The pure lending business also saw a decline in revenues. In Q4FY24, revenue from financial services and others fell 36 percent year-on-year to Rs 304 crore, on account of lower loan distribution (see charts).

More pain ahead, stock languishes

The Paytm management in its earnings release issued on Wednesday said: “While we experienced financial impact in Q4 due to the above disruptions, the full financial impact will be seen in Q1FY25. We expect Q1FY 2025 revenue of Rs1,500–Rs1,600 crore and Ebitda before ESOP of Rs 500–Rs600.”

The fintech is confident of seeing “meaningful improvement starting from Q2FY25”, based on restarting certain paused products and achieving steady growth in operating metrics. In FY25, company will focus on embedded insurance and wealth product distribution and credit growth led by distribution-only disbursement model.

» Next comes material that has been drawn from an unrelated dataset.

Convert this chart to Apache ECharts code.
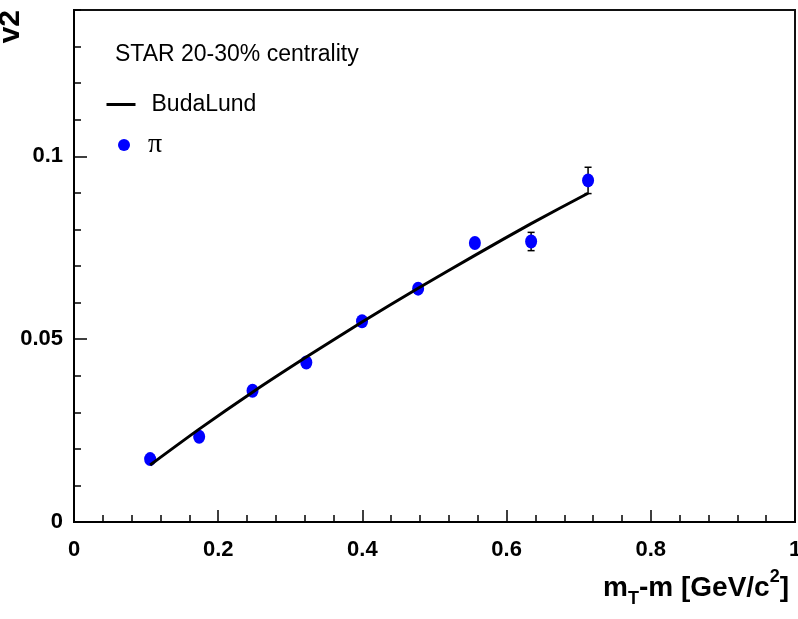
<!DOCTYPE html>
<html>
<head>
<meta charset="utf-8">
<script src="https://cdn.jsdelivr.net/npm/echarts@6/dist/echarts.min.js"></script>
<style>html,body{margin:0;padding:0;background:#fff;overflow:hidden;}#c{width:798px;height:619px;}</style>
</head>
<body>
<div id="c"></div>
<script>
// Data
const piX   = [0.1056, 0.1736, 0.2476, 0.3222, 0.3995, 0.4773, 0.5560, 0.6340, 0.7130];
const piV2  = [0.0172, 0.0233, 0.0359, 0.0436, 0.0549, 0.0638, 0.0763, 0.0767, 0.0934];
const piErr = [0.0008, 0.0008, 0.0008, 0.0008, 0.0008, 0.0008, 0.0010, 0.0025, 0.0036];
const budaX = [0.1056, 0.1736, 0.2476, 0.3222, 0.3995, 0.4773, 0.5560, 0.6340, 0.7130];
const budaV2 = [0.0156, 0.0254, 0.0355, 0.0451, 0.0547, 0.0639, 0.0729, 0.0816, 0.0899];
const xTicks = ['0', '0.2', '0.4', '0.6', '0.8', '1'];
const yTicks = ['0', '0.05', '0.1'];

const FONT = 'Liberation Sans, Arial, Helvetica, sans-serif';
const chart = echarts.init(document.getElementById('c'), null, {renderer: 'canvas', width: 798, height: 619});

const piData = piX.map((x, i) => [x, piV2[i]]);
const errData = piX.map((x, i) => [x, piV2[i] - piErr[i], piV2[i] + piErr[i]]);
const budaData = budaX.map((x, i) => [x, budaV2[i]]);

chart.setOption({
  animation: false,
  title: [
    {text: 'STAR 20-30% centrality', left: 110, top: 38,
     textStyle: {fontFamily: FONT, fontSize: 23, fontWeight: 'normal', color: '#000'}},
    {text: '{m|m}{s|T}{m|-m [GeV/c}{p|2}{m|]}', right: 4, top: 563,
     textStyle: {fontFamily: FONT, rich: {
       m: {fontFamily: FONT, fontSize: 28, fontWeight: 'bold', color: '#000', lineHeight: 40},
       s: {fontFamily: FONT, fontSize: 18, fontWeight: 'bold', color: '#000', verticalAlign: 'bottom', lineHeight: 40},
       p: {fontFamily: FONT, fontSize: 18, fontWeight: 'bold', color: '#000', verticalAlign: 'top', lineHeight: 40}
     }}}
  ],
  graphic: [
    {type: 'text', x: 11, y: 10, rotation: Math.PI / 2,
     style: {text: 'v2', fontFamily: FONT, fontSize: 30, fontWeight: 'bold', fill: '#000', align: 'right', verticalAlign: 'middle'}}
  ],
  legend: [
    {data: [{name: 'BudaLund', itemStyle: {opacity: 0}}], left: 100, top: 88, orient: 'vertical',
     itemWidth: 29, itemHeight: 11, selectedMode: false,
     lineStyle: {width: 3, color: '#000'},
     textStyle: {fontFamily: FONT, fontSize: 23, color: '#000', padding: [0, 0, 0, 11]}},
    {data: [{name: 'π', icon: 'circle'}], left: 113, top: 126, orient: 'vertical',
     itemWidth: 12, itemHeight: 12, selectedMode: false,
     itemStyle: {color: '#0000ff', opacity: 1},
     textStyle: {fontFamily: 'Liberation Serif, serif', fontSize: 28, color: '#000', padding: [0, 0, 0, 13]}}
  ],
  grid: {left: 74, right: 3, top: 10, bottom: 97, show: true, borderColor: '#111', borderWidth: 2,
         containLabel: false, outerBoundsMode: 'none'},
  xAxis: {
    type: 'value', min: 0, max: 1, interval: 0.2,
    axisLine: {show: true, lineStyle: {color: '#000', width: 2}},
    axisTick: {show: true, inside: true, length: 12, lineStyle: {color: '#000', width: 1.5}},
    minorTick: {show: true, splitNumber: 5, length: 7, lineStyle: {color: '#000', width: 1.5}},
    splitLine: {show: false},
    axisLabel: {fontFamily: FONT, fontSize: 22, fontWeight: 'bold', color: '#000', margin: 17,
      formatter: v => { const i = Math.round(v / 0.2); return Math.abs(v - i * 0.2) < 1e-9 ? xTicks[i] : ''; }}
  },
  yAxis: [
    {type: 'value', min: 0, max: 0.14, interval: 0.05, position: 'left',
     axisLine: {show: true, lineStyle: {color: '#000', width: 2}},
     axisTick: {show: true, inside: true, length: 13, lineStyle: {color: '#000', width: 1.5}},
     splitLine: {show: false},
     axisLabel: {fontFamily: FONT, fontSize: 22, fontWeight: 'bold', color: '#000', margin: 11, showMaxLabel: false,
       formatter: v => { const i = Math.round(v / 0.05); return (Math.abs(v - i * 0.05) < 1e-9 && i < yTicks.length) ? yTicks[i] : ''; }}},
    {type: 'value', min: 0, max: 0.14, interval: 0.01, position: 'left', offset: 0,
     axisLine: {show: false},
     axisTick: {show: true, inside: true, length: 7, lineStyle: {color: '#000', width: 1.5}},
     splitLine: {show: false},
     axisLabel: {show: false}}
  ],
  series: [
    {name: 'π', type: 'scatter', data: piData, symbol: 'circle', symbolSize: [12, 14],
     itemStyle: {color: '#0000ff', opacity: 1}, z: 3},
    {name: 'err', type: 'custom', data: errData, z: 2,
     renderItem: function (params, api) {
       const x = api.value(0);
       const lo = api.coord([x, api.value(1)]);
       const hi = api.coord([x, api.value(2)]);
       const hw = 3.5;
       const st = {stroke: '#000', lineWidth: 1.5};
       return {type: 'group', children: [
         {type: 'line', shape: {x1: lo[0], y1: lo[1], x2: hi[0], y2: hi[1]}, style: st},
         {type: 'line', shape: {x1: lo[0] - hw, y1: lo[1], x2: lo[0] + hw, y2: lo[1]}, style: st},
         {type: 'line', shape: {x1: hi[0] - hw, y1: hi[1], x2: hi[0] + hw, y2: hi[1]}, style: st}
       ]};
     }},
    {name: 'BudaLund', type: 'line', data: budaData, symbol: 'none', showSymbol: false, smooth: 0.2,
     lineStyle: {color: '#000', width: 3}, itemStyle: {color: '#000'}, z: 4}
  ]
});
</script>
</body>
</html>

Also read: Paytm, BharatPe and the fintech turmoil: What's the way ahead?

One97 Communications has recently been given permission by the National Payments Corporation of India (NPCI) to operate as a third-party application provider (TPAP) and migrate its UPI-based payments business to other banks (now Axis Bank, HDFC Bank, SBI and Yes Bank) from PPBL.

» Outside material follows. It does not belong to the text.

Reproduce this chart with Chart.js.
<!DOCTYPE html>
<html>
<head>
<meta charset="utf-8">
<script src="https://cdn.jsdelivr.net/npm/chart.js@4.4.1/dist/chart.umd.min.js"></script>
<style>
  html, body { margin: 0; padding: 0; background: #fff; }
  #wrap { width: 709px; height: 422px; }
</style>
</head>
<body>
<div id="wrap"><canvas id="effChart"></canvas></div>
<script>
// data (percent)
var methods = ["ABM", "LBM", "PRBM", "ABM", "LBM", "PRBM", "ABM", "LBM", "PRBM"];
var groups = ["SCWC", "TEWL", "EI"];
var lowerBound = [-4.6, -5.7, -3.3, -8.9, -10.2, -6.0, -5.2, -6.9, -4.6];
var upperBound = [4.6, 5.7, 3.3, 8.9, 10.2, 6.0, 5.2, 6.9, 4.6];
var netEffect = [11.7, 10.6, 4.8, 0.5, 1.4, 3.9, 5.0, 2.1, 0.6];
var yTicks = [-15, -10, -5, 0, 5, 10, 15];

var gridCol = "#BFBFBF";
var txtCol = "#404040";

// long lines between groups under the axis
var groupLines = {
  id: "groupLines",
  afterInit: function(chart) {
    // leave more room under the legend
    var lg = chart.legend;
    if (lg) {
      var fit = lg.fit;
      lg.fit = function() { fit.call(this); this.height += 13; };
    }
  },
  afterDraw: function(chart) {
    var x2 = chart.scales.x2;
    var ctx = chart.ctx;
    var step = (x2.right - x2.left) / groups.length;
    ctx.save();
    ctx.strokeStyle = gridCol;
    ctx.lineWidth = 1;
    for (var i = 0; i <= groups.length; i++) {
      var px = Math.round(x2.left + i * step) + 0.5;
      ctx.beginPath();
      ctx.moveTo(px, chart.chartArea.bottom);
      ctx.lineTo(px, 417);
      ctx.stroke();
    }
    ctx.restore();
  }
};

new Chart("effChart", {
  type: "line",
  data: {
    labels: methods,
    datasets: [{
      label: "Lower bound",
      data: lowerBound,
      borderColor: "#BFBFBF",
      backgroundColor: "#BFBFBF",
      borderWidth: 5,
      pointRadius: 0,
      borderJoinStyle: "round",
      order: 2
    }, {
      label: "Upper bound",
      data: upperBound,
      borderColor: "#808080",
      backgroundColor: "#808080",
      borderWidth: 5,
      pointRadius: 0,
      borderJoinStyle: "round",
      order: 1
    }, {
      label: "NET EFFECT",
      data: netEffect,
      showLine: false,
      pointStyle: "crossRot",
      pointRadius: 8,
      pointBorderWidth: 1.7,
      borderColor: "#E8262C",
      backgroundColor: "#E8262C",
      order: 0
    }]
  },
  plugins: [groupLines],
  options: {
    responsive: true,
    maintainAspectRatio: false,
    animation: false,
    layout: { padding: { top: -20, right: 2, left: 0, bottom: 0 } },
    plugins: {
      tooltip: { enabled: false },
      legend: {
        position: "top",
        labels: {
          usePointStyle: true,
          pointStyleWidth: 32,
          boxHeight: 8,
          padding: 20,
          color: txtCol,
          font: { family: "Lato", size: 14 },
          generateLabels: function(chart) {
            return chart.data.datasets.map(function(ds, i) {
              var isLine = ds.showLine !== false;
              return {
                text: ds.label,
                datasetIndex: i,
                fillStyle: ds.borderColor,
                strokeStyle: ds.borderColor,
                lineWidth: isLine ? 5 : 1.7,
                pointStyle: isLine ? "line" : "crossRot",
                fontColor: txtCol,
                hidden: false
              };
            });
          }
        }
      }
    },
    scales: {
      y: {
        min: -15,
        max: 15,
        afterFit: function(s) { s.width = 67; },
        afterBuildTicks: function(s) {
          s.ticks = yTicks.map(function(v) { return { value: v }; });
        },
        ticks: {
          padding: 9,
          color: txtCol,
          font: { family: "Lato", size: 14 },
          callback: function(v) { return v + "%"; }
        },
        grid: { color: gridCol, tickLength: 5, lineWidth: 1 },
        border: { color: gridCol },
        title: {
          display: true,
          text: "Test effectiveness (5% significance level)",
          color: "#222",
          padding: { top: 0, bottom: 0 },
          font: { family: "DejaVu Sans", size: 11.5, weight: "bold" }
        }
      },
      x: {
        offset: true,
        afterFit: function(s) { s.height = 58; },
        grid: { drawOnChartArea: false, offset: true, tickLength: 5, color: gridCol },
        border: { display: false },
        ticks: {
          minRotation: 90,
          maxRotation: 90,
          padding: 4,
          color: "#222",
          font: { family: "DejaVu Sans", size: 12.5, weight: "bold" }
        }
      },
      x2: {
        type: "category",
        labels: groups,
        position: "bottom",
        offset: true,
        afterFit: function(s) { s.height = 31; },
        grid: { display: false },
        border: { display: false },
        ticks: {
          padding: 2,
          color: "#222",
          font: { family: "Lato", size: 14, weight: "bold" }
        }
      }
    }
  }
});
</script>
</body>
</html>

Paytm says in Q1FY25, its focus will be on acquiring new merchants, reactivation of inactive merchants, and redeployment of devices from inactive merchants to new merchants. “While there will be a smaller net addition of device merchants in Q1FY2025, we expect net additions to improve from thereon and recover to past trendlines by Q3FY2025,” the company earnings update said.

Analysts, however, continue to be conservative in their outlook towards the growth trajectory for Paytm and the stock itself. “I thought the earnings data numbers were dismal and that was expected. Till the management does not go in for a big change in its attitude and streamlining its processes—and other fintechs are eating into their market share—the Paytm stock is an avoid for us for the time being,” says Sanjiv Bhasin, director, IIFL Securities. He added that the “stock was on a weak wicket” and any rise could be seen by retail investors as an opportunity to exit.

Emkay Global analysts Anand Dama, Kunaal N and Marazbaan Dastur in a note to clients on May 16 said they believed Paytm was still in the disruption phase amid ongoing customer, key management personnel and lending partner attrition. “Business normalisation and growth re-acceleration are likely to be long drawn-out processes. Thus, we expect Paytm to turn Ebitda-positive only in FY28E and net profit-positive not before FY29E. This thus derails the company’s plans of turning PAT positive in the near future. Also, regulatory risks remain high, with its payment aggregator license in abeyance,” he says.